The Internet has probably been the fastest developing industry of the last two decades, leading it to become a necessary instrument in our daily life and a possible engine of economic growth. In this context, the net neutrality principle broadly says that all the data packets that transit through the Internet are equal and should not be discriminated. In the initial architecture of the Internet, based on narrowband, discrimination was not an issue: the net was “dumb” and data packets were simply routed through it. The establishment of broadband, however, allows Internet operators to potentially discriminate them. In practice, some packets can be prioritized or delayed using traffic management techniques. This potential discrimination explains the great interest of policy makers, Internet users and companies operating in the sector for net neutrality and the debate around it.

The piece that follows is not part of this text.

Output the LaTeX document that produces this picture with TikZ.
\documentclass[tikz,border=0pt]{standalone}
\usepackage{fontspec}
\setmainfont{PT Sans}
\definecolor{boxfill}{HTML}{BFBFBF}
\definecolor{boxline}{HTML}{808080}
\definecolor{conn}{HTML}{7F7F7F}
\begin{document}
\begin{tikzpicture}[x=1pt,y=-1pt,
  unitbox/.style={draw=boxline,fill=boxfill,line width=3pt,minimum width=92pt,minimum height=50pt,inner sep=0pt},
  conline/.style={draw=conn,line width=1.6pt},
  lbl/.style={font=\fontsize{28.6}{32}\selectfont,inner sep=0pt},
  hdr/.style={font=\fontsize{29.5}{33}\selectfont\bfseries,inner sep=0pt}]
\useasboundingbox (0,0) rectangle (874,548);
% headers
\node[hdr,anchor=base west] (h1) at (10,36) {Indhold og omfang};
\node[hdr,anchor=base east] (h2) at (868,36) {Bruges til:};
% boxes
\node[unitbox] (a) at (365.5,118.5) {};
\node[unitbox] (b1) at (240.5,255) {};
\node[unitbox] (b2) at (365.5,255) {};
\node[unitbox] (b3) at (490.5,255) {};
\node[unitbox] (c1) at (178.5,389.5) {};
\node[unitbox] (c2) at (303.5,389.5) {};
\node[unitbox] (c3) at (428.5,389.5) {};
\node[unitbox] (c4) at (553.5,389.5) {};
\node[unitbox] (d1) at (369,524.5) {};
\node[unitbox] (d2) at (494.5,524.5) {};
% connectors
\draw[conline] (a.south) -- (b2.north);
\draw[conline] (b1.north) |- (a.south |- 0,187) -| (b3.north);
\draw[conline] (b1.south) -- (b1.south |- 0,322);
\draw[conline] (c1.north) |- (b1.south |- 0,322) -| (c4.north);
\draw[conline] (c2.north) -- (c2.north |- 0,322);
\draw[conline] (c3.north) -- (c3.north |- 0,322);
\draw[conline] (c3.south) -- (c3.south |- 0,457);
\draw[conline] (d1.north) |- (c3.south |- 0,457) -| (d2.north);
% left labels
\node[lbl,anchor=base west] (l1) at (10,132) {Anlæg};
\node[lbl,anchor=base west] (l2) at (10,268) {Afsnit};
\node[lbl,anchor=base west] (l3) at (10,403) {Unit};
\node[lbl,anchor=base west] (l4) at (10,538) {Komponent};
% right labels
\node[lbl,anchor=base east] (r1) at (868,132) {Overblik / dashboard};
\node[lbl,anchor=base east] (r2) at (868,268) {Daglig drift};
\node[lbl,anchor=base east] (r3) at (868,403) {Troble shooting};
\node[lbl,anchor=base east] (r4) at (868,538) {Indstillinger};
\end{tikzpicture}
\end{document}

The Internet has an intricate structure that can be summarized as in Fig. 1: the web is a platform that connects end consumers, the Internet users with the content providers. Content providers are the companies and individuals that put online what we browse every day. Between them are global technology giants as Netflix, Google, Amazon, but also small businesses, bloggers and more.
A key role in connecting users and content providers is played by the local broadband providers: these are the telecom companies that bring the Internet to our homes. The so called “last mile” constitutes a “bottleneck”: it is rather concentrated and served by a limited number of companies (in many cases, just one!). Telecoms play a key role in guaranteeing the quality of Internet access and their investment determines the speed of delivery of data: these elements crucially influence the users’ experience and the content providers’ business profitability.
The debate: “openists” vs. “deregulationists”
The presence of a bottleneck and the use of traffic management techniques motivate the concerns in the debate. In particular, from an economic viewpoint, the main issue seems to be: is the prioritisation or delay of data packets desirable or not?
Ideology plays an important role in this debate: some groups emphatically talk of “a battle for freedom and the future of democracy” (e.g. http://www.savetheinternet.com/sti- ...). Ultimately, however, the debate is about the tension between two types of innovation and investment. On the one side stand "openists": they emphasise the goal of guaranteeing an open and equal access to the net to protect the innovation of small start-up content providers. Among these may be tomorrow’s giants, the new Google or Facebook. This type of innovation, defined “innovation at the edge” of the network, is a prominent example of creative destruction and one of the defining features of the Internet and discrimination constitutes a threat to it. Twitter, Netflix, Microsoft, the web inventor Tim Berners Lee and President Obama are between the ones that have publicly backed this view. On the other side stand the so called "deregulationists", believers that the discrimination of data (possibly in exchange of a fee for priority) is actually good as an expression of the market forces operating freely. In fact, according to this view, telecom companies need to get remuneration for the use of the network infrastructure. Such remuneration guarantees “investment at the core” of the Internet for the expansion and improvement of the network, a crucial element to avoid congestion with the diffusion of bandwidth-intensive applications, like Youtube, Netflix or Skype. Supporters of this view count American Telecom giants like Verizon and Comcast, whereas their EU counterparts like British Telecom or Telefonica have been publicly more cautious, but have taken similar stances.
The debate has perhaps less emphatic tones in Europe compared to the US, but the discussion on net neutrality has delayed the approval of the “Telecom Package” already back in 2008. In the meanwhile, there have been a number of cases of presumed breaches of net neutrality: the most notable example was the blocking of the Skype app by the German mobile operator T-Mobile in 2009. In the meanwhile, in 2010 Holland has been one of the first countries in the World to mandate net neutrality rules by law. At date, the European Commission maintains “Net Neutrality Challenges” as an integral part of its “Digital Agenda” (see https://ec.europa.eu/digital-agenda ...) and a set of explicit rules have been introduced in October 2015.
The pillars of the current European view, recently reflected in the rules mentioned above, seem to be: (1) the ban of unfair blocking and unfairly discriminating traffic management practices; and (2) the use of traffic management to avoid the prevalence of congestion and enhance users’ experience. On top of that, transparency is required from telecom operators to ensure that traffic management is adopted to enhance users experience and not for unfair rent-seeking practices. A stricter regulation, mandating strong forms of net neutrality, does not seem to be in the cards at the moment despite the criticism of some commentators and “openists”, alarmed about loopholes that may eventually disadvantage small but radical innovators. The current soft touch approach of the EU coupled with the enhancement of transparency and a swift anti-trust intervention in case of unfair behaviour and practices appears to strike, at least for now, a difficult balance in the rather complex task of protecting the awesome creative innovation of content providers on one hand and the need for maintenance and improvement of the shared network infrastructure on the other: the two are complementary to a fulfilling online experience and for the EU economy to reap the social and economic advantages that this amazing instrument, the Internet, provides. IREF will continue observing the sector and regularly provide insight on the ongoing debate in the EU.